The answers to your questions about the music department at
Harvard are contained in Elliot Forbes's 246-page book, A History of Music
at Harvard to 1972 (Cambridge: Harvard University Department of Music,
1988). The chairmen of the music departmet during the 1930s and 1940s
were Edward Burlingame Hill (1927-1935), Walter Hamor Piston (1935-38), G.
Wallace Woodworth (1938-1942), and A. Tillman Merritt (1942-1952).
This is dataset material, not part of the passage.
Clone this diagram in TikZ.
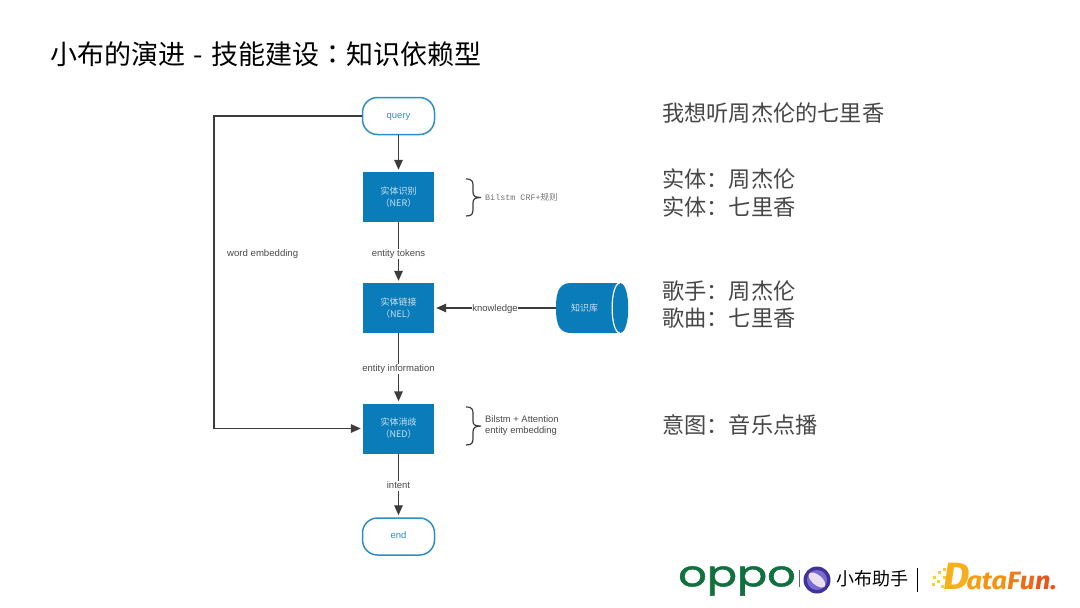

Tenured faculty during those decades (and the dates they taught at
Harvard) were Walter R. Spalding (1895 to 1932), William C. Heilman
(1905-1930), Edward Burlingame Hill (1903-1940),
Archibald T. Davison (1912-1954), Edward Ballantine (1914-1947), Walter
Piston (1928-1960), G. Wallace Woodworth (1930-1969), and A. Tillman
Merritt (1932-1972). Chapter III in Forbes's book, "The Merritt Era:
1932-1972," lists others who taught at Harvard during those decades,
including such luminaries as Willi Apel, Irving Fine, Donald J. Grout, and
Hugo Leichentritt.
Nadia Boulanger was a visiting lecturer at Radcliffe College in
spring semester of 1938, and returned the following two springs. Forbes
wrote about her 1938 stay (on p. 74) that "She gave both an undergraduate
and a graduate course, to the second of which 'properly qualified Harvard
students' were admitted." In 1938, she became the first woman to conduct
the Boston Symphony Orchestra.
In 1939-40, Igor Stravinsky delivered six Charles Eliot Norton
lectures at Harvard (the first musician to do). These were published in
1942 under the title Poetique musicale (the English translation by
Arthur Knodel and Ingolf Dahl was published in 1947 as Poetics of Music
in the Form of Six Lessons). During this time, Robert M. Stevenson, later
to became the world's preeeminent Latin American music specialist (as well
as expert in a variety of other fields) took 23 private composition
lessons (in French) from Stravinsky at $25 per lesson (cited in Baker's,
8th edition, p. 1785).
Forbes's volume is quite interesting, not only in its telling the
history of music at Harvard, but for some of the documents it reproduces,
including letters from Copland, Schoenberg, and Stravinsky.
Sincerely,
Craig B. Parker
****************************************************************************
Dr. Craig B. Parker cbp@ksu.edu
Dept. of Music--McCain Auditorium (785) 532-3810 (office)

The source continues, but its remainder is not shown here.